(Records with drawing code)

---

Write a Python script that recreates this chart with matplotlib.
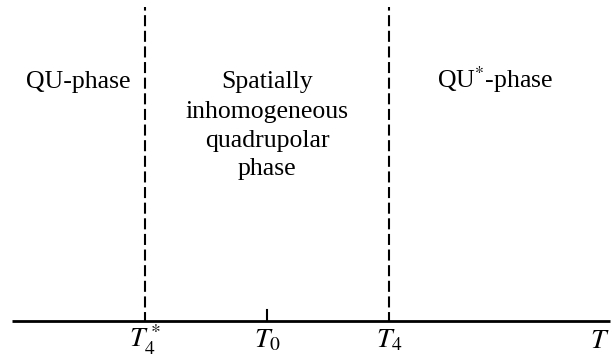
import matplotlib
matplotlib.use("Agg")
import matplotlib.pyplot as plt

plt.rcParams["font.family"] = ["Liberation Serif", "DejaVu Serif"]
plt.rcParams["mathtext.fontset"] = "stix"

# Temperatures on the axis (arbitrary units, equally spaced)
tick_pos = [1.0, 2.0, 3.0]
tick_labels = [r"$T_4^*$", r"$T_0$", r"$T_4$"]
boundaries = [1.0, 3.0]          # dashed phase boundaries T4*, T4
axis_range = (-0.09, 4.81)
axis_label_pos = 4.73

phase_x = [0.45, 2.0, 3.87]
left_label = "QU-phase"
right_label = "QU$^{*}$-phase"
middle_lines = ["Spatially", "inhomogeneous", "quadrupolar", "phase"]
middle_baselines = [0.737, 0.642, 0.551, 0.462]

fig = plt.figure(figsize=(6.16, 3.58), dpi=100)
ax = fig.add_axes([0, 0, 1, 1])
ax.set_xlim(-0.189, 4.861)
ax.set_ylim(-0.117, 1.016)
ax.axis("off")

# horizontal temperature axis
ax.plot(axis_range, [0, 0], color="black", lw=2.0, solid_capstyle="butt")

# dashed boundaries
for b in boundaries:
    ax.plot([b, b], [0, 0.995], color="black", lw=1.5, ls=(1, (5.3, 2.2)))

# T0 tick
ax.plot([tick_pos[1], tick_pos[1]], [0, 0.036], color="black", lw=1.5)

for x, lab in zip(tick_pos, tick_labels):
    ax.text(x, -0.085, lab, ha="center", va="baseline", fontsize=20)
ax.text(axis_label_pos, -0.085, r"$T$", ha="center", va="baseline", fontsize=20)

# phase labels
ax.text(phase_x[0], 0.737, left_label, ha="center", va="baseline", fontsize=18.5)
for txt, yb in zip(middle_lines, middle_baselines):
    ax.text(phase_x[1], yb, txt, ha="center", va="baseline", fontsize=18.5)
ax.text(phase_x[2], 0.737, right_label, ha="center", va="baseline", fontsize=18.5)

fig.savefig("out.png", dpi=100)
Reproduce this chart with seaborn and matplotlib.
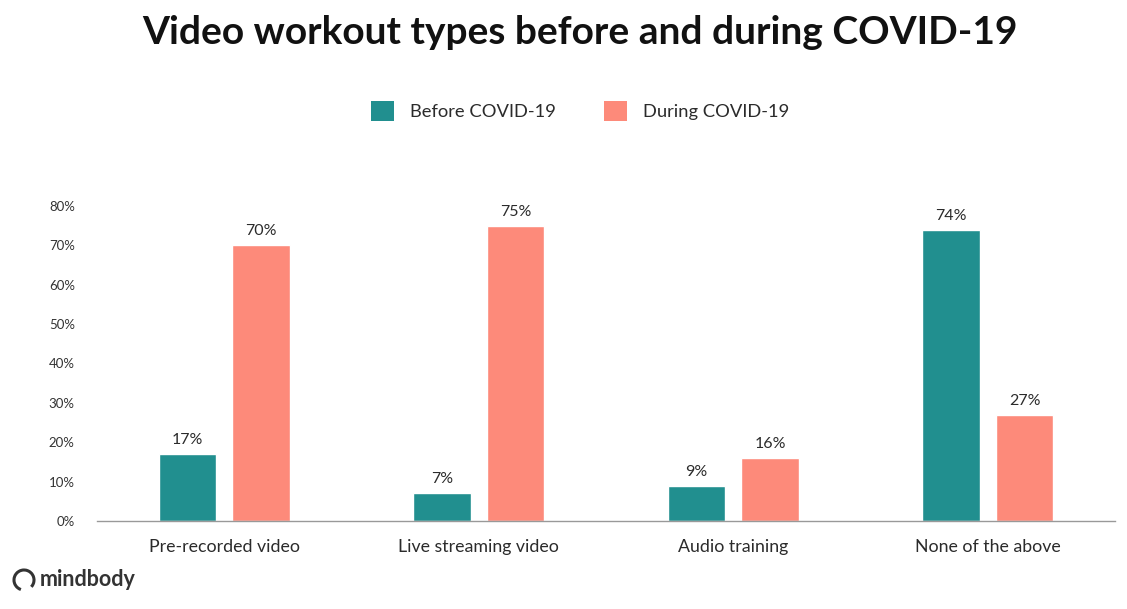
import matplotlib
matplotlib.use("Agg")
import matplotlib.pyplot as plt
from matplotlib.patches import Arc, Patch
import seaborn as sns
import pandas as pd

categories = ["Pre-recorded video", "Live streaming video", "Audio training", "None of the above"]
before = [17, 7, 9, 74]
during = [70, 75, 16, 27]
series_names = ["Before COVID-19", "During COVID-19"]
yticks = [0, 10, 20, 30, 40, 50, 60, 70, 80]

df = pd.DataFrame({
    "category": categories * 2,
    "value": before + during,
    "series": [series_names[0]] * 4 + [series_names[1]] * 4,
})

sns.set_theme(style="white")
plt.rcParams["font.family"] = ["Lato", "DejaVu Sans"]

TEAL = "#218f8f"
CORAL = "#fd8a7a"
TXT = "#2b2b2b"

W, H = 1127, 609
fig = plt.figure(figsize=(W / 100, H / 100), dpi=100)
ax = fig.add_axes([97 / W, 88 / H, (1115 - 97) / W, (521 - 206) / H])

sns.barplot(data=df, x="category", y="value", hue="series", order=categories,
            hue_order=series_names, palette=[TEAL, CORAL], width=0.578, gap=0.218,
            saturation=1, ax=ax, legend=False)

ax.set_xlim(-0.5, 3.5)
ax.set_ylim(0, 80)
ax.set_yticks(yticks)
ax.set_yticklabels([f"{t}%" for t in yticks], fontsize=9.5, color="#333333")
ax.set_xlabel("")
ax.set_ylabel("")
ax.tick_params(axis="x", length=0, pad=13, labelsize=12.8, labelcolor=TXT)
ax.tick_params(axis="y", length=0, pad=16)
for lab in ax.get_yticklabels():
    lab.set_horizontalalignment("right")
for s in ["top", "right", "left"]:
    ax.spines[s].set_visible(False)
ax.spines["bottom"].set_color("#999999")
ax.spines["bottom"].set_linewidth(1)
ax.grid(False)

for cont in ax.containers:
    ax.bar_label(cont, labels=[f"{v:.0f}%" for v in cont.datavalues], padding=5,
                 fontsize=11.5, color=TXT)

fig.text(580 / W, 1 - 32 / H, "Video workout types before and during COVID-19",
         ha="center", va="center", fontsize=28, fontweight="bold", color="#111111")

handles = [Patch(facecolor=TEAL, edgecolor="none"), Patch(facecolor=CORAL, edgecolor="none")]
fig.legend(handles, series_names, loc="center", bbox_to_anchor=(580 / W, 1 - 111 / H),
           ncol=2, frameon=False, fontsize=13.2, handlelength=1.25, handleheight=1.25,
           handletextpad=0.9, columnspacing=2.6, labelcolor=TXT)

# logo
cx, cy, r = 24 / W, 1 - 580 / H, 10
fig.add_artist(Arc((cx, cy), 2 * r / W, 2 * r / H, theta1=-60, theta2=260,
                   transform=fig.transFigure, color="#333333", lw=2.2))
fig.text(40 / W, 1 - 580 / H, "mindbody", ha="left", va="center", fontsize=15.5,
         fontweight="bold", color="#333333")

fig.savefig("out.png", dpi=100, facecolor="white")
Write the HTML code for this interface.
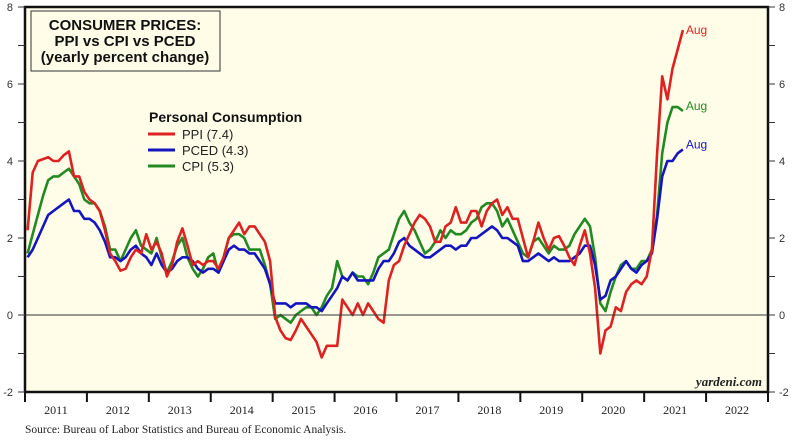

---

Transcribe all the lines above exactly, apart from the pictures.

Write a Python script that recreates this chart with matplotlib.
import matplotlib
matplotlib.use("Agg")
import matplotlib.pyplot as plt

plt.rcParams["font.family"] = ["Liberation Serif", "DejaVu Serif"]
plt.rcParams["mathtext.fontset"] = "stix"

# Temperatures on the axis (arbitrary units, equally spaced)
tick_pos = [1.0, 2.0, 3.0]
tick_labels = [r"$T_4^*$", r"$T_0$", r"$T_4$"]
boundaries = [1.0, 3.0]          # dashed phase boundaries T4*, T4
axis_range = (-0.09, 4.81)
axis_label_pos = 4.73

phase_x = [0.45, 2.0, 3.87]
left_label = "QU-phase"
right_label = "QU$^{*}$-phase"
middle_lines = ["Spatially", "inhomogeneous", "quadrupolar", "phase"]
middle_baselines = [0.737, 0.642, 0.551, 0.462]

fig = plt.figure(figsize=(6.16, 3.58), dpi=100)
ax = fig.add_axes([0, 0, 1, 1])
ax.set_xlim(-0.189, 4.861)
ax.set_ylim(-0.117, 1.016)
ax.axis("off")

# horizontal temperature axis
ax.plot(axis_range, [0, 0], color="black", lw=2.0, solid_capstyle="butt")

# dashed boundaries
for b in boundaries:
    ax.plot([b, b], [0, 0.995], color="black", lw=1.5, ls=(1, (5.3, 2.2)))

# T0 tick
ax.plot([tick_pos[1], tick_pos[1]], [0, 0.036], color="black", lw=1.5)

for x, lab in zip(tick_pos, tick_labels):
    ax.text(x, -0.085, lab, ha="center", va="baseline", fontsize=20)
ax.text(axis_label_pos, -0.085, r"$T$", ha="center", va="baseline", fontsize=20)

# phase labels
ax.text(phase_x[0], 0.737, left_label, ha="center", va="baseline", fontsize=18.5)
for txt, yb in zip(middle_lines, middle_baselines):
    ax.text(phase_x[1], yb, txt, ha="center", va="baseline", fontsize=18.5)
ax.text(phase_x[2], 0.737, right_label, ha="center", va="baseline", fontsize=18.5)

fig.savefig("out.png", dpi=100)
Reproduce this chart with seaborn and matplotlib.
import matplotlib
matplotlib.use("Agg")
import matplotlib.pyplot as plt
from matplotlib.patches import Arc, Patch
import seaborn as sns
import pandas as pd

categories = ["Pre-recorded video", "Live streaming video", "Audio training", "None of the above"]
before = [17, 7, 9, 74]
during = [70, 75, 16, 27]
series_names = ["Before COVID-19", "During COVID-19"]
yticks = [0, 10, 20, 30, 40, 50, 60, 70, 80]

df = pd.DataFrame({
    "category": categories * 2,
    "value": before + during,
    "series": [series_names[0]] * 4 + [series_names[1]] * 4,
})

sns.set_theme(style="white")
plt.rcParams["font.family"] = ["Lato", "DejaVu Sans"]

TEAL = "#218f8f"
CORAL = "#fd8a7a"
TXT = "#2b2b2b"

W, H = 1127, 609
fig = plt.figure(figsize=(W / 100, H / 100), dpi=100)
ax = fig.add_axes([97 / W, 88 / H, (1115 - 97) / W, (521 - 206) / H])

sns.barplot(data=df, x="category", y="value", hue="series", order=categories,
            hue_order=series_names, palette=[TEAL, CORAL], width=0.578, gap=0.218,
            saturation=1, ax=ax, legend=False)

ax.set_xlim(-0.5, 3.5)
ax.set_ylim(0, 80)
ax.set_yticks(yticks)
ax.set_yticklabels([f"{t}%" for t in yticks], fontsize=9.5, color="#333333")
ax.set_xlabel("")
ax.set_ylabel("")
ax.tick_params(axis="x", length=0, pad=13, labelsize=12.8, labelcolor=TXT)
ax.tick_params(axis="y", length=0, pad=16)
for lab in ax.get_yticklabels():
    lab.set_horizontalalignment("right")
for s in ["top", "right", "left"]:
    ax.spines[s].set_visible(False)
ax.spines["bottom"].set_color("#999999")
ax.spines["bottom"].set_linewidth(1)
ax.grid(False)

for cont in ax.containers:
    ax.bar_label(cont, labels=[f"{v:.0f}%" for v in cont.datavalues], padding=5,
                 fontsize=11.5, color=TXT)

fig.text(580 / W, 1 - 32 / H, "Video workout types before and during COVID-19",
         ha="center", va="center", fontsize=28, fontweight="bold", color="#111111")

handles = [Patch(facecolor=TEAL, edgecolor="none"), Patch(facecolor=CORAL, edgecolor="none")]
fig.legend(handles, series_names, loc="center", bbox_to_anchor=(580 / W, 1 - 111 / H),
           ncol=2, frameon=False, fontsize=13.2, handlelength=1.25, handleheight=1.25,
           handletextpad=0.9, columnspacing=2.6, labelcolor=TXT)

# logo
cx, cy, r = 24 / W, 1 - 580 / H, 10
fig.add_artist(Arc((cx, cy), 2 * r / W, 2 * r / H, theta1=-60, theta2=260,
                   transform=fig.transFigure, color="#333333", lw=2.2))
fig.text(40 / W, 1 - 580 / H, "mindbody", ha="left", va="center", fontsize=15.5,
         fontweight="bold", color="#333333")

fig.savefig("out.png", dpi=100, facecolor="white")
Write the HTML code for this interface.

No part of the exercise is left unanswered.